In the litany of a long day, a long week, it’s hardly anything I can speak to. But it backs me against the wall, too tired, too worn to resist, overwhelming me where I should be inspired and smart.
It’s the usual, the always complaint, the never ending rush of a day, the socks and the dirty floors and the disappointment of a child told, yet again, that there’s just no money for that, yet there’s no time either, not with work and housework and trying to fit all the pieces together, the wool puzzle shrunk until it’s just not quite right. The exhaustion comes from knowing I do this on my own, watching in sore envy as others have family, friends to surround them, to understand and make it better. I have but one person in my life I can lean on, and that is not fair to them, this seeming dependance, this need.
So I do need to be strong. I do need to pack it all in, shudder that quavering breath and march off to another day of letting my soul slowly wither because children need to eat and mortgages must be paid and one needs new shoes and the other pants.

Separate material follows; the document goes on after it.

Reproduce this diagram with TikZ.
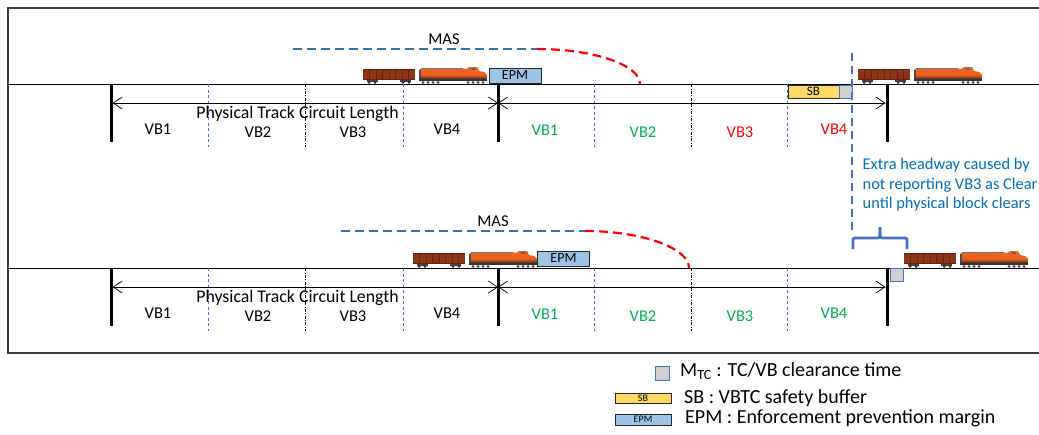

Somewhere in there, there might be a few dollars for me, but even that is riddled with guilt and hate because it’s not important and really shouldn’t be.
When I say I’m tired, it’s not the tired you can resolve in a few days sleep. It’s the tired that comes from knowing the future holds nothing different, just more of this battle, a little worse, a little better. But forever this stretching agony.
So I am weary, and coming to a point that, just like the elastics I wear in my hair, may mean that I cannot return from whence I came.